Written problem
Restate, exactly and without pictures, the lines from the start of the listing below through the line holding "[9,2,7,9,10,2,8,2,9, 10,2,8,2,8,2,9,9,2,9, 2,7,9,9,10,9,2,10];".

── Data extract ──

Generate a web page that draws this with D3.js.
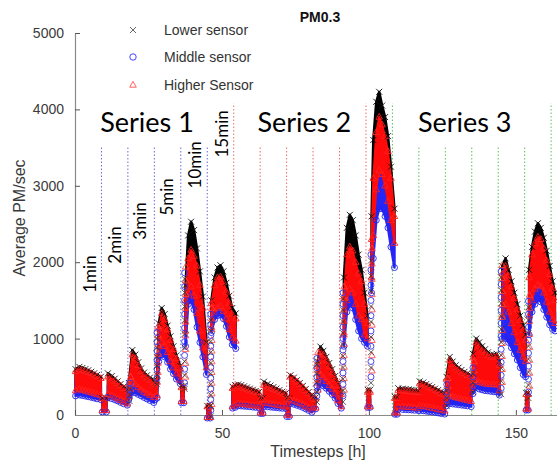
<!DOCTYPE html>
<html><head><meta charset="utf-8">
<script src="https://cdn.jsdelivr.net/npm/d3@7"></script>
<style>body{margin:0;background:#fff}svg{display:block}</style>
</head><body>
<svg id="chart" width="557" height="466"></svg>
<script>
// ---------------- DATA ----------------
const title = "PM0.3";
const sensorNames = ["Lower sensor", "Middle sensor", "Higher Sensor"];
const xTicks = [0, 50, 100, 150];
const yTicks = [0, 1000, 2000, 3000, 4000, 5000];

// number of consecutive samples in each measured run (cloud of points)
const runLengths = [9,2,7,9,10,2,8,2,9, 10,2,8,2,8,2,9,9,2,9, 2,7,9,9,10,9,2,10];

// sample times [h]
const hours = [
  0.2,1.5,2.5,3.5,4.5,5.5,6.5,7.5,8.8,
  9.3,10.7,
  11.2,12.5,13.5,14.5,15.5,16.5,17.8,
  18.3,19.5,20.5,21.5,22.5,23.5,24.5,25.5,26.8,
  27.2,27.9,28.5,29.5,30.5,31.5,32.5,33.5,34.5,35.8,
  36.2,37.0,
  37.6,38.5,39.5,40.5,41.5,42.5,43.5,44.7,
  45.0,46.0,
  46.4,47.5,48.5,49.5,50.5,51.5,52.5,53.5,54.7,
  53.6,54.5,55.5,56.5,57.5,58.5,59.5,60.5,61.5,62.6,
  63.1,63.9,
  64.3,65.5,66.5,67.5,68.5,69.5,70.5,71.7,
  72.1,72.9,
  73.3,74.5,75.5,76.5,77.5,78.5,79.5,80.6,
  81.0,81.9,
  82.6,83.5,84.5,85.5,86.5,87.5,88.5,89.5,90.6,
  91.5,92.5,93.5,94.5,95.5,96.5,97.5,98.5,99.5,
  99.6,100.4,
  100.9,101.5,102.5,103.5,104.5,105.5,106.5,107.5,108.7,
  108.8,109.6,
  110.0,111.5,112.5,113.5,114.5,115.5,116.8,
  117.3,118.5,119.5,120.5,121.5,122.5,123.5,124.5,125.8,
  126.4,127.5,128.5,129.5,130.5,131.5,132.5,133.5,134.8,
  135.4,136.5,137.5,138.5,139.5,140.5,141.5,142.5,143.5,144.4,
  145.4,146.5,147.5,148.5,149.5,150.5,151.5,152.5,153.3,
  153.5,154.2,
  154.5,155.5,156.5,157.5,158.5,159.5,160.5,161.5,162.5,163.3
];
// Lower sensor: upper edge of its cloud
const lowerMax = [
  600,630,615,600,585,565,545,525,500,
  220,220,
  545,510,475,440,405,370,335,
  420,850,790,690,610,555,520,490,455,
  420,450,1200,1400,1320,1170,1030,900,780,640,
  380,380,
  1700,2350,2530,2420,2180,1880,1550,950,
  120,120,
  1500,1800,1930,1960,1880,1730,1560,1400,1330,
  370,390,400,390,375,360,345,330,315,300,
  220,220,
  436,405,385,365,345,325,305,285,
  220,220,
  520,490,455,420,380,340,300,260,
  230,230,
  700,895,840,760,680,600,510,420,300,
  1800,2450,2620,2550,2350,2100,1900,1600,1300,
  330,330,
  2600,3600,4100,4230,4050,3900,3650,3250,2700,
  240,240,
  350,345,340,335,330,325,320,
  440,425,405,385,365,345,325,305,285,
  500,760,700,650,620,590,565,545,520,
  800,1000,950,900,860,820,790,790,800,700,
  1950,2050,1900,1750,1600,1450,1300,1170,1050,
  290,290,
  1900,2200,2400,2510,2450,2320,2150,1950,1750,1600
];
// Higher sensor: upper and lower edge of its cloud
const higherMax = [
  570,600,588,575,560,545,525,505,480,
  215,215,
  500,475,445,415,385,350,315,
  400,790,740,650,575,525,490,460,425,
  400,430,1130,1330,1250,1120,980,860,740,610,
  360,360,
  1500,2050,2160,2080,1950,1700,1400,900,
  110,110,
  1460,1700,1800,1810,1740,1610,1460,1320,1260,
  350,370,380,365,350,338,325,312,298,285,
  200,200,
  390,370,355,340,322,305,288,270,
  200,200,
  500,470,435,400,360,320,280,240,
  210,210,
  640,830,790,720,640,560,470,390,270,
  1550,2100,2200,2150,2000,1850,1750,1450,1200,
  300,300,
  2300,3100,3700,3900,3800,3650,3450,3100,2600,
  220,220,
  320,318,315,310,305,300,295,
  410,400,385,365,345,325,305,285,265,
  470,720,665,620,590,560,540,520,495,
  750,950,900,850,820,780,760,760,765,650,
  1850,1950,1820,1680,1530,1380,1240,1110,980,
  270,270,
  1800,2100,2250,2330,2300,2180,2020,1840,1660,1500
];
const higherMin = [
  320,335,325,315,305,295,282,270,255,
  60,60,
  270,255,235,215,195,172,148,
  240,430,400,360,330,300,280,260,232,
  230,260,800,950,900,820,700,620,540,460,
  180,180,
  1100,1600,1680,1560,1330,1100,880,620,
  -30,-30,
  1150,1350,1400,1420,1360,1260,1120,1010,970,
  110,130,150,145,140,135,130,125,120,112,
  30,30,
  160,155,148,140,132,125,118,110,
  0,0,
  200,185,170,155,135,115,95,70,
  95,95,
  420,520,490,440,390,340,280,190,110,
  1050,1500,1650,1600,1450,1300,1250,1050,1000,
  110,110,
  1800,2350,2950,3200,3150,3000,2800,2550,2250,
  30,30,
  110,108,105,102,100,95,90,
  120,115,108,100,92,85,75,65,55,
  180,250,240,230,220,210,200,190,180,
  350,450,430,420,410,405,400,400,395,320,
  1300,1450,1350,1200,1080,950,850,760,700,
  80,80,
  1300,1500,1650,1700,1680,1600,1480,1350,1250,1200
];
// Middle sensor: lower edge of its cloud
const middleMin = [
  250,262,255,248,240,232,222,212,200,
  40,40,
  230,215,200,185,165,148,128,
  200,300,290,270,250,230,210,190,162,
  200,220,700,790,760,690,600,540,470,410,
  160,160,
  900,1450,1500,1380,1150,950,760,530,
  -40,-40,
  1080,1250,1300,1310,1260,1160,1020,920,870,
  90,100,120,118,115,112,108,104,100,95,
  20,20,
  110,108,104,100,96,92,88,84,
  -20,-20,
  150,140,128,115,100,80,60,35,
  80,80,
  320,400,380,350,310,270,220,150,90,
  900,1350,1450,1400,1250,1100,1000,950,900,
  100,100,
  1600,2050,2550,2700,2700,2600,2450,2200,1930,
  10,10,
  75,72,70,68,66,62,58,
  60,55,50,45,40,35,28,20,12,
  120,150,145,140,135,130,125,120,110,
  280,360,340,330,320,315,310,305,300,260,
  1000,1000,950,880,800,720,620,530,500,
  65,65,
  1050,1350,1450,1520,1480,1380,1280,1180,1120,1100
];

// sparse points recorded while the concentration was jumping up
const rampHours = [18.6, 27.9, 37.3, 46.2, 82.3, 91.2, 100.7, 126.5, 135.4, 145.0, 154.3];
const rampValues = [
  [260,340,420],
  [480,600,720,840,960,1080],
  [420,600,780,960,1140,1320,1500,1680,1860],
  [60,200,340,480,620,760,900,1040,1180,1320],
  [250,380,500,620,740],
  [250,400,550,700,850,1000,1150,1300,1450,1600],
  [500,700,900,1100,1300,1500,1700,1900,2100],
  [200,300,400],
  [380,500,620],
  [350,520,690,860,1030,1200,1370,1540,1710,1880],
  [300,470,640,810,980,1150,1320,1490]
];

// experiment dividers
const dividerHours = [9,18,27,36,45,54,63,72,81,90,99,108,117,126,135,144,153,162];
const dividerSeries = [1,1,1,1,1,2,2,2,2,2,2,3,3,3,3,3,3,3];
const dividerTop = [3520,3520,3520,3520,3520,4080,3520,3520,3520,3520,4080,4080,3520,3520,3520,3520,3520,4080];

const seriesLabels = ["Series 1", "Series 2", "Series 3"];
const seriesLabelHours = [24.5, 78, 132.6];
const seriesLabelValue = 3700;

const durationLabels = ["1min","2min","3min","5min","10min","15min"];
const durationHours = [4.8, 13.3, 22.1, 31.3, 40.8, 50.0];
const durationValues = [1845, 2225, 2540, 2855, 3275, 3680];

// ---------------- CHART ----------------
const svg = d3.select("#chart");
const x = d3.scaleLinear().domain([0, 164]).range([75, 557]);
const y = d3.scaleLinear().domain([0, 5000]).range([415, 33]);
const helv = "Liberation Sans, Arial, Helvetica, sans-serif";
const labelFont = "Lato, Open Sans, sans-serif";

const dividerColor = {1: "#6a6ad8", 2: "#ee6b6b", 3: "#5cbf5c"};

// build the run table
const rows = hours.map((h, i) => ({h, lMax: lowerMax[i], hMax: higherMax[i], hMin: higherMin[i], mMin: middleMin[i]}));
const runs = [];
let k = 0;
runLengths.forEach(n => { runs.push(rows.slice(k, k + n)); k += n; });

// dividers
const gDiv = svg.append("g");
dividerHours.forEach((h, i) => {
  gDiv.append("line")
    .attr("x1", x(h)).attr("x2", x(h))
    .attr("y1", y(0)).attr("y2", y(dividerTop[i]))
    .attr("stroke", dividerColor[dividerSeries[i]])
    .attr("stroke-width", 1)
    .attr("stroke-dasharray", "1.5,2");
});

// axes
const yAxis = d3.axisLeft(y).tickValues(yTicks).tickFormat(d3.format("d")).tickSizeInner(-5).tickSizeOuter(0).tickPadding(11);
const xAxis = d3.axisBottom(x).tickValues(xTicks).tickFormat(d3.format("d")).tickSizeInner(-5).tickSizeOuter(0).tickPadding(13);
const gy = svg.append("g").attr("transform", "translate(75,0)").call(yAxis);
const gx = svg.append("g").attr("transform", "translate(0,415)").call(xAxis);
[gx, gy].forEach(g => {
  g.attr("font-family", helv).attr("font-size", 14);
  g.select(".domain").attr("stroke", "#8a8a8a").attr("stroke-width", 1.2);
  g.selectAll(".tick line").attr("stroke", "#555");
  g.selectAll(".tick text").attr("fill", "#3a3a3a");
});

// data clouds
const gData = svg.append("g");
const areaOf = (lo, hi) => d3.area().x(d => x(d.h)).y0(d => y(lo(d))).y1(d => y(hi(d)));
const blackArea = areaOf(d => d.hMin, d => d.lMax);
const blueArea = areaOf(d => d.mMin, d => (d.hMin + d.hMax) / 2);
const redArea = areaOf(d => d.hMin, d => d.hMax);

const xPath = "M-3,-3L3,3M3,-3L-3,3";
const triPath = "M0,-3.6L3.3,2.2L-3.3,2.2Z";

runs.forEach(r => {
  gData.append("path").attr("d", blackArea(r)).attr("fill", "#000").attr("stroke", "#000").attr("stroke-width", 2.5).attr("stroke-linejoin", "round");
});
runs.forEach(r => {
  gData.append("path").attr("d", blueArea(r)).attr("fill", "#2525f5").attr("stroke", "#2525f5").attr("stroke-width", 2.5).attr("stroke-linejoin", "round");
});
runs.forEach(r => {
  gData.append("path").attr("d", redArea(r)).attr("fill", "#ff0a0a").attr("stroke", "#ff0a0a").attr("stroke-width", 2).attr("stroke-linejoin", "round");
});
// edge markers
rows.forEach(d => {
  gData.append("path").attr("d", xPath).attr("transform", `translate(${x(d.h)},${y(d.lMax)})`)
    .attr("stroke", "#111").attr("stroke-width", 0.9).attr("fill", "none");
  gData.append("circle").attr("cx", x(d.h)).attr("cy", y(d.mMin)).attr("r", 3)
    .attr("stroke", "#2222ee").attr("stroke-width", 0.9).attr("fill", "none");
  gData.append("path").attr("d", triPath).attr("transform", `translate(${x(d.h)},${y(d.hMax)})`)
    .attr("stroke", "#ff2020").attr("stroke-width", 0.9).attr("fill", "none");
  gData.append("path").attr("d", triPath).attr("transform", `translate(${x(d.h)},${y(d.hMin)})`)
    .attr("stroke", "#ff2020").attr("stroke-width", 0.9).attr("fill", "none");
});
// ramp points
rampHours.forEach((h, i) => {
  rampValues[i].forEach(v => {
    gData.append("circle").attr("cx", x(h)).attr("cy", y(v)).attr("r", 3)
      .attr("stroke", "#3333ee").attr("stroke-width", 0.9).attr("fill", "none");
    gData.append("path").attr("d", triPath).attr("transform", `translate(${x(h) + 1},${y(v) - 6})`)
      .attr("stroke", "#ff4040").attr("stroke-width", 0.8).attr("fill", "none");
    gData.append("path").attr("d", xPath).attr("transform", `translate(${x(h)},${y(v) + 6})`)
      .attr("stroke", "#333").attr("stroke-width", 0.8).attr("fill", "none");
  });
});

// annotations
seriesLabels.forEach((s, i) => {
  svg.append("text").attr("x", x(seriesLabelHours[i])).attr("y", y(seriesLabelValue))
    .attr("text-anchor", "middle").attr("fill", "#000")
    .attr("font-family", labelFont).attr("font-size", 27).text(s);
});
durationLabels.forEach((s, i) => {
  svg.append("text")
    .attr("transform", `translate(${x(durationHours[i])},${y(durationValues[i])}) rotate(-90)`)
    .attr("text-anchor", "middle").attr("dominant-baseline", "central").attr("fill", "#000")
    .attr("font-family", labelFont).attr("font-size", 17).text(s);
});

// title and axis titles
svg.append("text").attr("x", 320).attr("y", 22).attr("text-anchor", "middle")
  .attr("font-family", helv).attr("font-size", 14).attr("font-weight", "bold").attr("fill", "#111").text(title);
svg.append("text").attr("x", 318).attr("y", 457).attr("text-anchor", "middle")
  .attr("font-family", helv).attr("font-size", 16).attr("fill", "#3a3a3a").text("Timesteps [h]");
svg.append("text").attr("transform", "translate(25,218) rotate(-90)").attr("text-anchor", "middle")
  .attr("font-family", helv).attr("font-size", 16).attr("fill", "#3a3a3a").text("Average PM/sec");

// legend
const legY = [30, 57, 85];
const gLeg = svg.append("g");
gLeg.append("path").attr("d", xPath).attr("transform", `translate(133,${legY[0]})`).attr("stroke", "#666").attr("stroke-width", 1).attr("fill", "none");
gLeg.append("circle").attr("cx", 133).attr("cy", legY[1]).attr("r", 3.2).attr("stroke", "#4444ff").attr("stroke-width", 1).attr("fill", "none");
gLeg.append("path").attr("d", triPath).attr("transform", `translate(133,${legY[2]})`).attr("stroke", "#ff6060").attr("stroke-width", 1).attr("fill", "none");
sensorNames.forEach((s, i) => {
  gLeg.append("text").attr("x", 164).attr("y", legY[i]).attr("dy", "0.36em")
    .attr("font-family", helv).attr("font-size", 14).attr("fill", "#333").text(s);
});
</script>
</body></html>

───

The result
Generate a web page that draws this with D3.js.
<!DOCTYPE html>
<html><head><meta charset="utf-8">
<script src="https://cdn.jsdelivr.net/npm/d3@7"></script>
<style>body{margin:0;background:#fff}svg{display:block}</style>
</head><body>
<svg id="chart" width="557" height="466"></svg>
<script>
// ---------------- DATA ----------------
const title = "PM0.3";
const sensorNames = ["Lower sensor", "Middle sensor", "Higher Sensor"];
const xTicks = [0, 50, 100, 150];
const yTicks = [0, 1000, 2000, 3000, 4000, 5000];

// number of consecutive samples in each measured run (cloud of points)
const runLengths = [9,2,7,9,10,2,8,2,9, 10,2,8,2,8,2,9,9,2,9, 2,7,9,9,10,9,2,10];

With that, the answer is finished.